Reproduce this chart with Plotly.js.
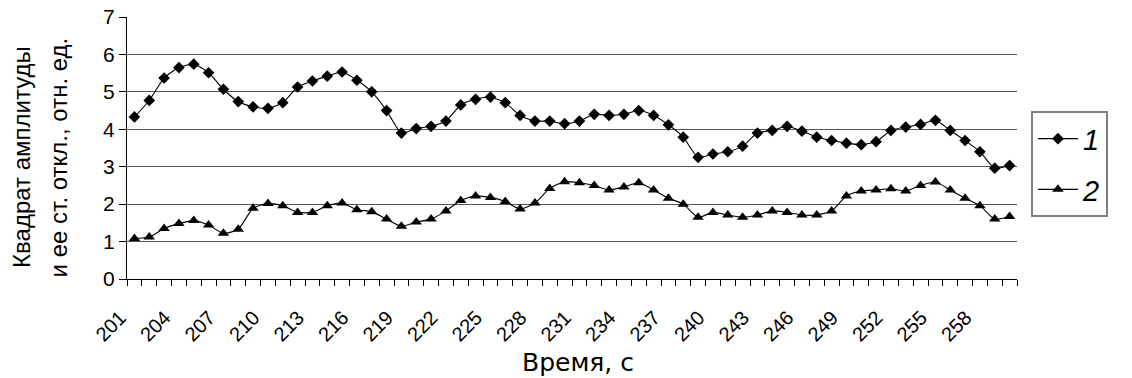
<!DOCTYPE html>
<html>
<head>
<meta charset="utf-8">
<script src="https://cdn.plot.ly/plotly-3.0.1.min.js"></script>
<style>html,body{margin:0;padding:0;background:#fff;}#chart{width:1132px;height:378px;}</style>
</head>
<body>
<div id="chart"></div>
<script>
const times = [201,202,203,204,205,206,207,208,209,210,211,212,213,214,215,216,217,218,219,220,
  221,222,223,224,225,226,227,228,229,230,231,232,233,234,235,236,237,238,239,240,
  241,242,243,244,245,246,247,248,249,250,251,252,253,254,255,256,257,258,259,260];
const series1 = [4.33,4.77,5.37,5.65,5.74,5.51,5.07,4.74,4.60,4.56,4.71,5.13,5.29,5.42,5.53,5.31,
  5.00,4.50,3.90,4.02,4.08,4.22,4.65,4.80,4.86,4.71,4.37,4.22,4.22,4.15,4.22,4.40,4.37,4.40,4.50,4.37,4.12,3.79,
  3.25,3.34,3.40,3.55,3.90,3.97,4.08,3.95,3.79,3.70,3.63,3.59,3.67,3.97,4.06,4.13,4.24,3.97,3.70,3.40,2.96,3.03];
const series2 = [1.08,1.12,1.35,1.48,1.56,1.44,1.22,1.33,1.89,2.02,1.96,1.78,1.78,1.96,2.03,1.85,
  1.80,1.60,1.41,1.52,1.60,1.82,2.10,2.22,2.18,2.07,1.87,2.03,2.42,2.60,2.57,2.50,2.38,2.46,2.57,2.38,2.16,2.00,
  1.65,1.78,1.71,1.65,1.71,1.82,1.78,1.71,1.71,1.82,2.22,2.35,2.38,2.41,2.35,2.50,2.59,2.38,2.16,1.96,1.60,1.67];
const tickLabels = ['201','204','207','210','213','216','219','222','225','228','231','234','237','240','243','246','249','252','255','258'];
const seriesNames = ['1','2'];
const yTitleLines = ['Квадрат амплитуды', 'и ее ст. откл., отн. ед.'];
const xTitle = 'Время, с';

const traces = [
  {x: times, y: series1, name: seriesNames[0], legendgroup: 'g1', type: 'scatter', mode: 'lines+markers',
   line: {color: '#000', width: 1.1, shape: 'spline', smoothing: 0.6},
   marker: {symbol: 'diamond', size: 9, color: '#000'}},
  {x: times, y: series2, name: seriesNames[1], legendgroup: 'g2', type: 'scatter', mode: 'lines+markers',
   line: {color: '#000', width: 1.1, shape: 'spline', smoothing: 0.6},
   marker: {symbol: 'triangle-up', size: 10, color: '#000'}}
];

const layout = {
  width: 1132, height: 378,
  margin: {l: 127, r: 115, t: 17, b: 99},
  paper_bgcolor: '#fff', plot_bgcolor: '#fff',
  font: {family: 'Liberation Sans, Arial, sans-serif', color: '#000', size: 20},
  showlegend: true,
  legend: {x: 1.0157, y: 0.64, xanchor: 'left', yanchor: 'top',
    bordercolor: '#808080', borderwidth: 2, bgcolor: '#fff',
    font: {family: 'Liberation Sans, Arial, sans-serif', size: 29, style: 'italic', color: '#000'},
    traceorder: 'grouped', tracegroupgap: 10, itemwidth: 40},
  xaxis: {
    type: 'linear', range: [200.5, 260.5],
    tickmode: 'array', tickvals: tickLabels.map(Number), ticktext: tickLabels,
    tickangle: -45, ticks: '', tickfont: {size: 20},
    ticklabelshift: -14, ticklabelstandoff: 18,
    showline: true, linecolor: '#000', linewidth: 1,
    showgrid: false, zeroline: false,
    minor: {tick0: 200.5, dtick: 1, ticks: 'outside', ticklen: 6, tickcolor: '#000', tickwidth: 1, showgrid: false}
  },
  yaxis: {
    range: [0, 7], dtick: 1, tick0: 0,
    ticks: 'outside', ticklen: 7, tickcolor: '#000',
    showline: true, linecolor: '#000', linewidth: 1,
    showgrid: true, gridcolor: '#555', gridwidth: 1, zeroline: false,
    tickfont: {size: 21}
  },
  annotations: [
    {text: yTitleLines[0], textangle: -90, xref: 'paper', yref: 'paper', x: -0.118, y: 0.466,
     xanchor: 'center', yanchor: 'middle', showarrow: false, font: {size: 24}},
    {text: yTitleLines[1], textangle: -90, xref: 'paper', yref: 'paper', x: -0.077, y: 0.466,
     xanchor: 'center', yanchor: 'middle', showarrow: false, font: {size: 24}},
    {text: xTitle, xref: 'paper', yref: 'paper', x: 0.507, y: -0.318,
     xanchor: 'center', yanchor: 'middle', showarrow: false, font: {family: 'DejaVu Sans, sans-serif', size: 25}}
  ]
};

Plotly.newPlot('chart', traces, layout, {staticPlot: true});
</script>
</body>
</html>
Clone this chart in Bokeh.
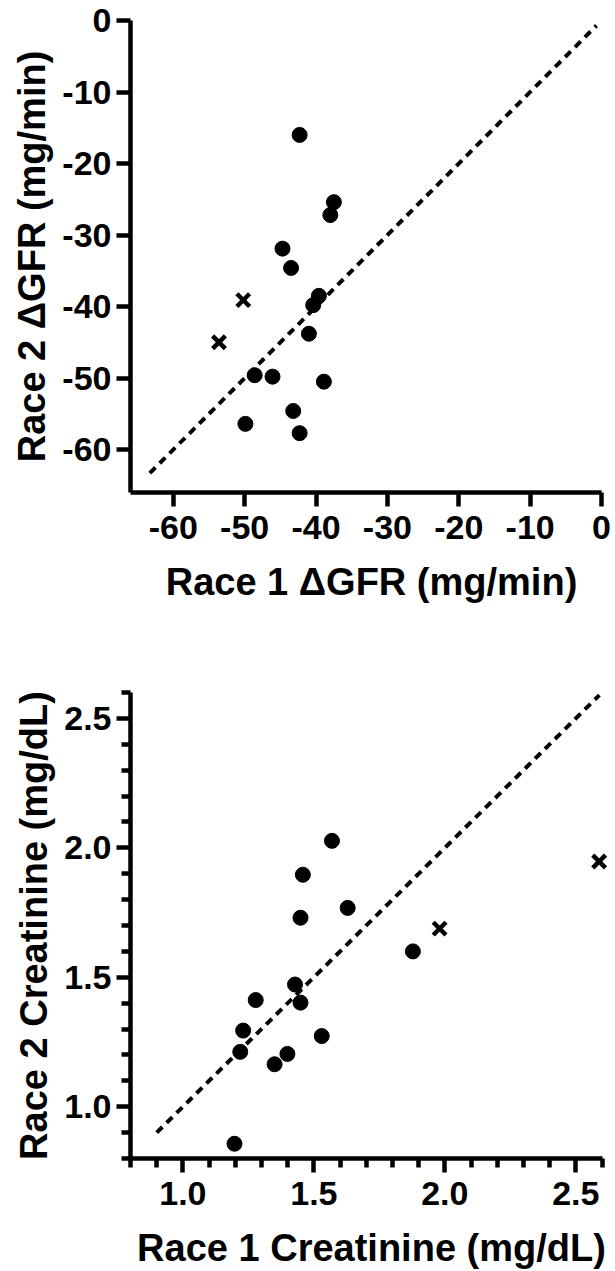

═══

- [Given problem]
Strip the images and reproduce the remaining records precisely.

- [Answer for this exercise]
Reproduce this chart with Plotly.js.
<!DOCTYPE html>
<html>
<head>
<meta charset="utf-8">
<script src="https://cdn.plot.ly/plotly-3.0.1.min.js"></script>
<style>html,body{margin:0;padding:0;background:#fff;}#chart{width:1132px;height:378px;}</style>
</head>
<body>
<div id="chart"></div>
<script>
const times = [201,202,203,204,205,206,207,208,209,210,211,212,213,214,215,216,217,218,219,220,
  221,222,223,224,225,226,227,228,229,230,231,232,233,234,235,236,237,238,239,240,
  241,242,243,244,245,246,247,248,249,250,251,252,253,254,255,256,257,258,259,260];
const series1 = [4.33,4.77,5.37,5.65,5.74,5.51,5.07,4.74,4.60,4.56,4.71,5.13,5.29,5.42,5.53,5.31,
  5.00,4.50,3.90,4.02,4.08,4.22,4.65,4.80,4.86,4.71,4.37,4.22,4.22,4.15,4.22,4.40,4.37,4.40,4.50,4.37,4.12,3.79,
  3.25,3.34,3.40,3.55,3.90,3.97,4.08,3.95,3.79,3.70,3.63,3.59,3.67,3.97,4.06,4.13,4.24,3.97,3.70,3.40,2.96,3.03];
const series2 = [1.08,1.12,1.35,1.48,1.56,1.44,1.22,1.33,1.89,2.02,1.96,1.78,1.78,1.96,2.03,1.85,
  1.80,1.60,1.41,1.52,1.60,1.82,2.10,2.22,2.18,2.07,1.87,2.03,2.42,2.60,2.57,2.50,2.38,2.46,2.57,2.38,2.16,2.00,
  1.65,1.78,1.71,1.65,1.71,1.82,1.78,1.71,1.71,1.82,2.22,2.35,2.38,2.41,2.35,2.50,2.59,2.38,2.16,1.96,1.60,1.67];
const tickLabels = ['201','204','207','210','213','216','219','222','225','228','231','234','237','240','243','246','249','252','255','258'];
const seriesNames = ['1','2'];
const yTitleLines = ['Квадрат амплитуды', 'и ее ст. откл., отн. ед.'];
const xTitle = 'Время, с';

const traces = [
  {x: times, y: series1, name: seriesNames[0], legendgroup: 'g1', type: 'scatter', mode: 'lines+markers',
   line: {color: '#000', width: 1.1, shape: 'spline', smoothing: 0.6},
   marker: {symbol: 'diamond', size: 9, color: '#000'}},
  {x: times, y: series2, name: seriesNames[1], legendgroup: 'g2', type: 'scatter', mode: 'lines+markers',
   line: {color: '#000', width: 1.1, shape: 'spline', smoothing: 0.6},
   marker: {symbol: 'triangle-up', size: 10, color: '#000'}}
];

const layout = {
  width: 1132, height: 378,
  margin: {l: 127, r: 115, t: 17, b: 99},
  paper_bgcolor: '#fff', plot_bgcolor: '#fff',
  font: {family: 'Liberation Sans, Arial, sans-serif', color: '#000', size: 20},
  showlegend: true,
  legend: {x: 1.0157, y: 0.64, xanchor: 'left', yanchor: 'top',
    bordercolor: '#808080', borderwidth: 2, bgcolor: '#fff',
    font: {family: 'Liberation Sans, Arial, sans-serif', size: 29, style: 'italic', color: '#000'},
    traceorder: 'grouped', tracegroupgap: 10, itemwidth: 40},
  xaxis: {
    type: 'linear', range: [200.5, 260.5],
    tickmode: 'array', tickvals: tickLabels.map(Number), ticktext: tickLabels,
    tickangle: -45, ticks: '', tickfont: {size: 20},
    ticklabelshift: -14, ticklabelstandoff: 18,
    showline: true, linecolor: '#000', linewidth: 1,
    showgrid: false, zeroline: false,
    minor: {tick0: 200.5, dtick: 1, ticks: 'outside', ticklen: 6, tickcolor: '#000', tickwidth: 1, showgrid: false}
  },
  yaxis: {
    range: [0, 7], dtick: 1, tick0: 0,
    ticks: 'outside', ticklen: 7, tickcolor: '#000',
    showline: true, linecolor: '#000', linewidth: 1,
    showgrid: true, gridcolor: '#555', gridwidth: 1, zeroline: false,
    tickfont: {size: 21}
  },
  annotations: [
    {text: yTitleLines[0], textangle: -90, xref: 'paper', yref: 'paper', x: -0.118, y: 0.466,
     xanchor: 'center', yanchor: 'middle', showarrow: false, font: {size: 24}},
    {text: yTitleLines[1], textangle: -90, xref: 'paper', yref: 'paper', x: -0.077, y: 0.466,
     xanchor: 'center', yanchor: 'middle', showarrow: false, font: {size: 24}},
    {text: xTitle, xref: 'paper', yref: 'paper', x: 0.507, y: -0.318,
     xanchor: 'center', yanchor: 'middle', showarrow: false, font: {family: 'DejaVu Sans, sans-serif', size: 25}}
  ]
};

Plotly.newPlot('chart', traces, layout, {staticPlot: true});
</script>
</body>
</html>
Clone this chart in Bokeh.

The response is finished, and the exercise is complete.